Several genotypes of M. oleifera with superior phenotypic characteristics and bioactive compounds (including astragalin) were identified. The results encourage the further investigation of in vitro and in vivo studies, along with detailed phytochemical investigations, so that we can potentially use these genotypes in the prevention and therapies of inflammatory-related diseases. The production of planting materials in the nursery is possible through clonal cuttings for the establishment of breeding stock plots at multiple locations. M.oleifera could be considered a ready-to-root species since most of the cuttings produced roots even without the application of rooting hormones.

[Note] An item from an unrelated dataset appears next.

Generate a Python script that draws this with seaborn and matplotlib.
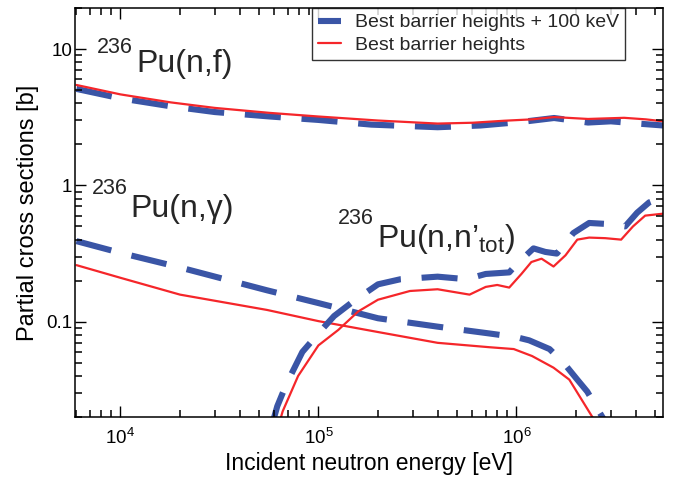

Three-to-four-node cuttings, 60 cm in length and 6.0 mm in diameter, were amenable to cloning with or without auxin treatment. However, the growth and development of the rooted cutting were further enhanced with the manipulation of the size of the branch cuttings, as well as the types of rooting substrates, increasing the survival rate of cutting raised in a nursery. Improvements in the selection criteria, collection, and clonal propagation method of M. oleifera genotypes can result in the production of improved planting material with high yields for the food and pharmaceutical industry.